Bill Apton, photography & Sally Labioda, kelp and pine needle baskets

Bill Apton & Sally Labioda

Exhibit of photography & kelp and pine needle baskets


Opening Reception: Saturday, May 2, 2015, 5:00 p.m.; exhibit remains through June 2

Dolphin Gallery

free

The May 2015 exhibit at The Dolphin Gallery features Bill Apton and Sally Labioda. The opening night reception is on Saturday, May 2 from 5:00 p.m. to 7:00 p.m. and the show runs through Tuesday, June 2.

Bill Apton

As a professional photographer, Bill Apton has honed his photographic skills in pursuit of capturing the quintessential quality of a visual image at one moment in time, what French photographer Henri Carter-Bresson, the father of photojournalism, called the “decisive moment.” This show, entitled Chasing the Perfect Image, will be a retrospective look at his 50 year quest.

Barn, photo by Bill Apton

From powerful straight-on images to digital collages and infrared techniques that are not visible to the human eye, Apton expresses his considerable talent through a variety of techniques. Any visitor to his virtual gallery (www.aptonphoto.com) will immediately recognize his intent.

Among the many accomplished photographers on the scenic California Coast, his work stands out. His wife Holly says, “It is through Bill’s photography that he expresses his deep sensitivity and his appreciation of beauty.”

His story began when he was eight years old and picked up his first camera, a Kodak Brownie Hawkeye. His methods evolved along with technology, embracing the changes and freedom the digital age provided. Although he sometimes misses the magic of a dark room, he does not miss carrying around three camera bodies loaded with different films and a range of lenses and filters.

Point Arena Lighthouse, photo by Bill Apton

Apton majored in photography at the Rochester Institute of Technology. After a stint in the Army, where he developed the film from the war-torn Vietnam front, he moved to San Francisco where he had a successful commercial photography business for many years. He now works from what he calls a dream studio at his home in Anchor Bay.
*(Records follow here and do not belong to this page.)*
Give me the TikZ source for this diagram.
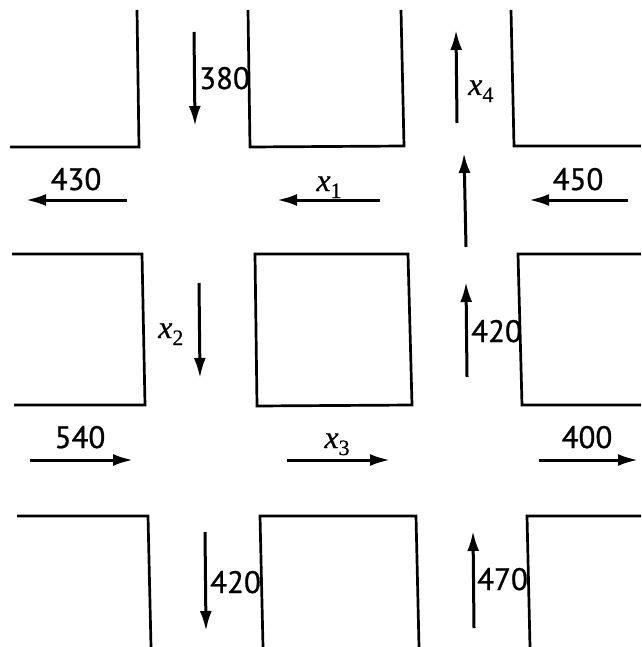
\documentclass[tikz,border=0pt]{standalone}
\usepackage{fontspec}
\usetikzlibrary{arrows.meta}
\newfontfamily\numfont[FakeBold=0.8]{PT Sans}
\newfontfamily\varfont[FakeBold=0.5]{Liberation Serif}
\newcommand{\xvar}[1]{{\varfont\itshape x}\raisebox{-0.22em}{\varfont\fontsize{22}{24}\selectfont #1}}
\begin{document}
\begin{tikzpicture}[x=1pt,y=-1pt,
  block/.style={line width=2.7pt,line join=miter},
  flow/.style={line width=3pt,-{Latex[length=20pt,width=12pt]}},
  lbl/.style={inner sep=0pt,font=\fontsize{31}{36}\selectfont\numfont},
  mlbl/.style={inner sep=0pt,font=\fontsize{32}{36}\selectfont}]
\useasboundingbox (0,0) rectangle (641,647);
% blocks, top row
\draw[block] (10,147) -- (139,147) -- (137,10);
\draw[block] (248,10) -- (250,147) -- (404,146) -- (401,10);
\draw[block] (511,10) -- (514,146) -- (641,146);
% blocks, middle row
\draw[block] (12,254) -- (142,254) -- (145,405) -- (14,405);
\draw[block] (255,254) -- (408,254) -- (412,405) -- (257,406) -- cycle;
\draw[block] (641,254) -- (518,254) -- (522,405) -- (641,405);
% blocks, bottom row
\draw[block] (17,516) -- (148,516) -- (151,647);
\draw[block] (263,647) -- (260,516) -- (416,516) -- (419,647);
\draw[block] (641,516) -- (527,516) -- (530,647);
% arrow end points
\coordinate (a380s) at (194,32);  \coordinate (a380e) at (195,126);
\coordinate (x4s) at (457,123);   \coordinate (x4e) at (456,30);
\coordinate (upms) at (466,247);  \coordinate (upme) at (464,153);
\coordinate (a420s) at (467,377); \coordinate (a420e) at (466,282);
\coordinate (x2s) at (199,283);   \coordinate (x2e) at (200,378);
\coordinate (b420s) at (205,532); \coordinate (b420e) at (206,631);
\coordinate (a470s) at (474,628); \coordinate (a470e) at (473,531);
\coordinate (a430s) at (127,200); \coordinate (a430e) at (26,200);
\coordinate (x1s) at (380,200);   \coordinate (x1e) at (277,200);
\coordinate (a450s) at (628,200); \coordinate (a450e) at (529,200);
\coordinate (a540s) at (30,460);  \coordinate (a540e) at (133,460);
\coordinate (x3s) at (287,460);   \coordinate (x3e) at (390,460);
\coordinate (a400s) at (539,460); \coordinate (a400e) at (638,460);
% arrows
\foreach \a in {a380,x4,upm,a420,x2,b420,a470,a430,x1,a450,a540,x3,a400}
  \draw[flow] (\a s) -- (\a e);
% labels
\node[lbl,anchor=base west] (l380) at (199,89) {380};
\node[mlbl,anchor=base west] (lx4) at (468,95) {\xvar{4}};
\node[lbl,anchor=base west] (l420a) at (471,342) {420};
\node[mlbl,anchor=base west] (lx2) at (158,338) {\xvar{2}};
\node[lbl,anchor=base west] (l420b) at (210,593) {420};
\node[lbl,anchor=base west] (l470) at (477,590) {470};
\node[lbl,anchor=base] (l430) at (76,190) {430};
\node[mlbl,anchor=base] (lx1) at (329,191) {\xvar{1}};
\node[lbl,anchor=base] (l450) at (578,190) {450};
\node[lbl,anchor=base] (l540) at (80,448) {540};
\node[mlbl,anchor=base] (lx3) at (337,448) {\xvar{3}};
\node[lbl,anchor=base] (l400) at (587,448) {400};
\end{tikzpicture}
\end{document}
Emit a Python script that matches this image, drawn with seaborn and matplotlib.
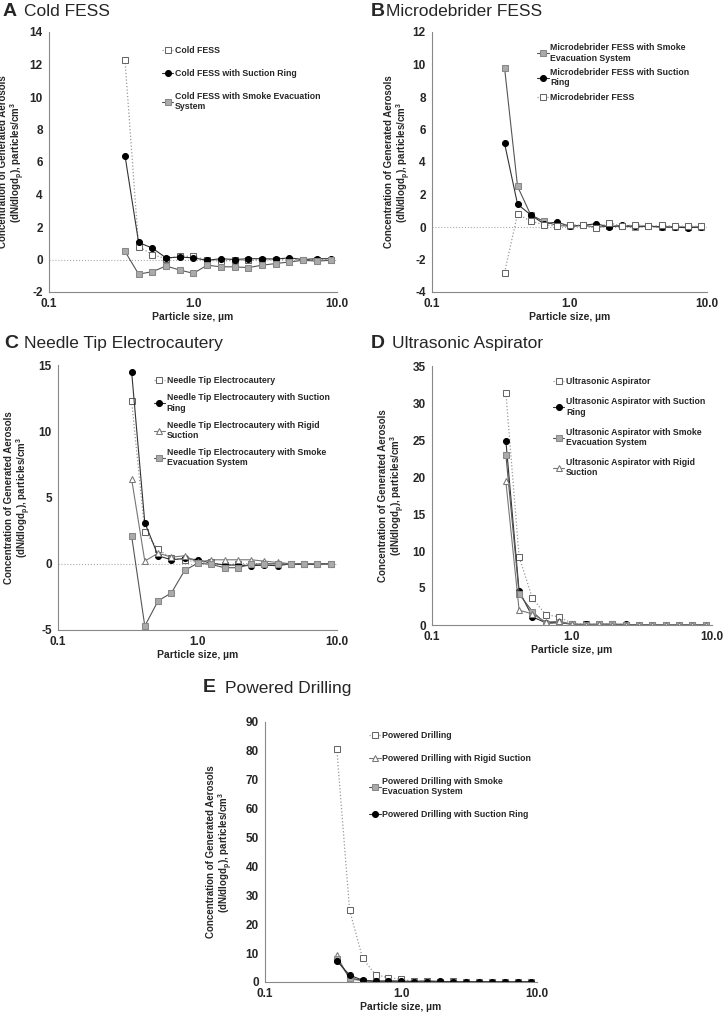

When he first arrived in 2002, he undertook a project that became The Mendonomans – The People, The Land. Initially, he sought to chronicle local artists, but the effort eventually evolved into a documentary. The scenes recall the photo essays found in weekly photo magazines like Colliers, Look and Life, which he pored over as a youngster. It took over one year, 241 rolls of film, countless phone calls and over 11,000 miles of travel to complete the task.

Apton’s work has appeared previously at the Dolphin Gallery in 2012 and at a retrospective show called The First Hundred Years in the Burnett Gallery at Gualala Arts Center in 2009.

Sally Labioda

Ever since snowbound winter days during her childhood in Michigan, Sally Labioda has been working with her hands to create interesting pieces whether she was knitting, weaving or shaping found materials. So it was logical once she moved to the Mendocino coast for her to see the artistic possibilities in kelp.

Basket, by Sally Labioda

17 years ago she started using this unusual material in creative and unexpected ways. One example is the kelp basket that won the Judge’s Award in an Art in the Redwoods show and the kelp Christmas tree that captured first place in a Festival of Trees contest.
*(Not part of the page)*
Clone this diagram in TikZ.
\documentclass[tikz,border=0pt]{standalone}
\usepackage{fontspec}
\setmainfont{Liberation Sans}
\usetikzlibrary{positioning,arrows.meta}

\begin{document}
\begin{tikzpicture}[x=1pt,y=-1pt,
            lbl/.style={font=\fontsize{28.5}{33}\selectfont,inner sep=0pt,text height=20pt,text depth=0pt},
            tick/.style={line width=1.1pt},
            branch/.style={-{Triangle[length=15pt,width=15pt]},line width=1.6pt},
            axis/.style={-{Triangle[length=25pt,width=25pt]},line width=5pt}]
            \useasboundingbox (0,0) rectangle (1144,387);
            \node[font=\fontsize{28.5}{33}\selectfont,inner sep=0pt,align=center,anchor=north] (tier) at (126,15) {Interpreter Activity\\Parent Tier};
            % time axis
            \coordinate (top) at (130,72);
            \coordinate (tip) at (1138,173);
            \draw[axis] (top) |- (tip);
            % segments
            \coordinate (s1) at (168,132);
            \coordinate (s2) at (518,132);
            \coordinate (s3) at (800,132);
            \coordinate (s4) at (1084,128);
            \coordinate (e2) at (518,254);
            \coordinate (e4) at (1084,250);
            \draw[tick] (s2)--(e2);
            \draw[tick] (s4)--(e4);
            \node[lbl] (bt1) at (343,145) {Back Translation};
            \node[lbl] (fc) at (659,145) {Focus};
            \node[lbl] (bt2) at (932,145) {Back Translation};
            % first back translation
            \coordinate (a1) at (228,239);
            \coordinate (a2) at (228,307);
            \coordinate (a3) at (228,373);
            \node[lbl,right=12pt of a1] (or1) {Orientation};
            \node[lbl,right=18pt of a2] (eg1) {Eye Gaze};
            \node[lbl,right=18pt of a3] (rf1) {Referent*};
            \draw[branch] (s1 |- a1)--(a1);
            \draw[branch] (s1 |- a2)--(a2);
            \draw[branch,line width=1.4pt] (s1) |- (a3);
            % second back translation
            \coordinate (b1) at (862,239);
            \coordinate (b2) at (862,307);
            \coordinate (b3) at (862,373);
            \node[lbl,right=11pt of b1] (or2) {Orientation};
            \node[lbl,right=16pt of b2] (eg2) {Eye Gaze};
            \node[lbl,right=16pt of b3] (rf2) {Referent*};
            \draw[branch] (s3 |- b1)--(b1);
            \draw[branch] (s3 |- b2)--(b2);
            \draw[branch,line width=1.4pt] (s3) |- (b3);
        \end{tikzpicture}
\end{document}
Her work builds on the earth tones of the raw material with highlights of other foraged objects such as beads, pine needles and abalone shell. Her intent is to use locally found materials in an ecofriendly manner. For that reason she waits until the kelp had dried out and is no longer contributing to the bio system before collecting it.

In both her kelp and her pine needle work, Labioda produces organic sculptures, rather than functional baskets. The process she uses requires wetting the collected strips and forming the kelp in a variety of fluid forms suggestive of the sea from which it came. Since each creation has individual characteristics based on the way it dries, Labioda often has to rework the elements several times before achieving the desired effect. Treating the finished piece with beeswax enhances the color and helps preserve it.

She has had pieces on display at the Dolphin Gallery but this is her first two-person show there. She is no stranger to the local art scene and has participated in several Art in the Redwoods and is one of a group of area artists who annually assemble a three-week collection around Labor Day weekend called Rogue Wave.

For over 20 years she has been teaching school in both Sonoma and Mendocino counties. She currently teaches at Manchester School and lives in Anchor Bay with her husband Kevin and their dog Kai.